It was the late 1990s. Mongolia was still recovering from “one of the biggest peacetime economic collapses ever” (Mongolia’s Economic Reforms: Background, Content and Prospects, Richard Pomfret, University of Adelaide, 1994). But it was the country’s young musicians who were showing the way out of the crisis, setting an example for entrepreneurship in the new, free-market economy that emerged in the country after 1990.
As UNDP Communications Officer N. Oyuntungalag wrote in the Blue Sky Bulletin (BSkyB) newsletter, “A thriving pop and rock scene has emerged over the last four years. .. The energy of these musicians and singers has not gone unnoticed by the burgeoning advertising market.

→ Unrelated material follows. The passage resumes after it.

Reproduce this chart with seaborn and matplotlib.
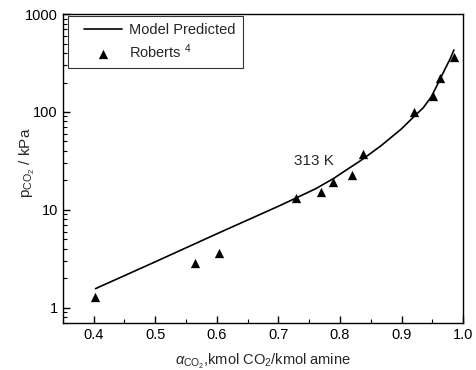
import numpy as np
import pandas as pd
import matplotlib
matplotlib.use("Agg")
import matplotlib.pyplot as plt
import matplotlib.ticker as mticker
from matplotlib.lines import Line2D
from matplotlib.collections import PathCollection
from matplotlib.legend_handler import HandlerLine2D, HandlerPathCollection
import seaborn as sns

# ----------------------------
# Dados
# ----------------------------
alpha_modelo = [0.403, 0.50, 0.60, 0.70, 0.725, 0.76, 0.79, 0.81, 0.834, 0.867,
                0.90, 0.92, 0.935, 0.948, 0.96, 0.97, 0.979, 0.985]
p_modelo = [1.57, 2.95, 5.7, 10.9, 12.9, 16.4, 21.0, 25.5, 32.0, 45.4,
            67.4, 89.7, 110.0, 142.0, 200.0, 270.0, 350.0, 430.0]

alpha_roberts = [0.402, 0.564, 0.603, 0.729, 0.770, 0.789, 0.820, 0.838,
                 0.921, 0.951, 0.962, 0.985]
p_roberts = [1.29, 2.88, 3.64, 13.3, 15.3, 19.3, 22.8, 37.3,
             100.0, 146.0, 222.0, 364.0]

x_ticks = [0.4, 0.5, 0.6, 0.7, 0.8, 0.9, 1.0]
y_ticks = [1, 10, 100, 1000]

df_modelo = pd.DataFrame({"alpha": alpha_modelo, "p": p_modelo})
df_roberts = pd.DataFrame({"alpha": alpha_roberts, "p": p_roberts})

# ----------------------------
# Estilo
# ----------------------------
sns.set_style("ticks")
plt.rcParams["font.family"] = ["Liberation Sans", "DejaVu Sans"]
plt.rcParams["mathtext.fontset"] = "custom"
plt.rcParams["mathtext.rm"] = "Liberation Sans"
plt.rcParams["mathtext.it"] = "Liberation Sans:italic"
plt.rcParams["mathtext.bf"] = "Liberation Sans:bold"

fig = plt.figure(figsize=(4.76, 3.70), dpi=100)
ax = fig.add_axes([0.132, 0.127, 0.841, 0.835])

sns.lineplot(data=df_modelo, x="alpha", y="p", color="black", linewidth=1.2,
             label="Model Predicted", ax=ax)
sns.scatterplot(data=df_roberts, x="alpha", y="p", marker="^", color="black",
                s=45, edgecolor="black", linewidth=0, label="Roberts $^4$", ax=ax)

ax.set_yscale("log")
ax.set_xlim(0.35, 1.0)
ax.set_ylim(0.7, 1000)

ax.set_xticks(x_ticks)
ax.set_xticklabels([f"{v:.1f}" for v in x_ticks])
ax.xaxis.set_minor_locator(mticker.MultipleLocator(0.05))
ax.set_yticks(y_ticks)
ax.set_yticklabels([str(v) for v in y_ticks])
ax.yaxis.set_minor_locator(mticker.LogLocator(base=10, subs=np.arange(2, 10)))
ax.yaxis.set_minor_formatter(mticker.NullFormatter())

ax.tick_params(which="both", direction="in", labelsize=10.5, colors="black")
ax.tick_params(which="major", length=5, width=1)
ax.tick_params(which="minor", length=3, width=0.8)
for s in ax.spines.values():
    s.set_linewidth(1.0)
    s.set_color("black")

ax.set_xlabel(r"$\alpha_{\mathrm{CO_2}}$,kmol CO$_2$/kmol amine", fontsize=10.5)
ax.xaxis.set_label_coords(0.5, -0.095)
ax.set_ylabel(r"p$_{\mathrm{CO_2}}$ / kPa", fontsize=11)
ax.yaxis.set_label_coords(-0.064, 0.52)

ax.text(0.725, 31.6, "313 K", fontsize=11, ha="left", va="center")

leg = ax.legend(loc="upper left", bbox_to_anchor=(0.012, 0.995), borderaxespad=0,
                fontsize=10.5, frameon=True, fancybox=False, edgecolor="black",
                handlelength=3.2, handletextpad=0.5, borderpad=0.5,
                labelspacing=0.35,
                handler_map={Line2D: HandlerLine2D(xpad=0.6),
                             PathCollection: HandlerPathCollection(xpad=0.6)})
leg.get_frame().set_linewidth(0.8)

fig.savefig("out.png", dpi=100)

Pop bands are promoting many things, from face creams to beer. … [but] there has been little serious writing on the business of popular music.”
As the book’s author, American ethnomusicologist Peter Marsh, said in an interview with UNDP’s Blue Sky Bulletin newsletter, “we thought our book would provide important ideas about the direction and nature of the nation’s development.
“My impression about Mongolian pop-rock is that it is a lively, diverse and at times innovative Mongolian art form that closely reflects many of the hopes, fears and aspirations of its primary audience, Mongolian youth.”
The book still stands as an unusual and innovative contribution to thinking around the role played by youth in development and business and in crisis recovery.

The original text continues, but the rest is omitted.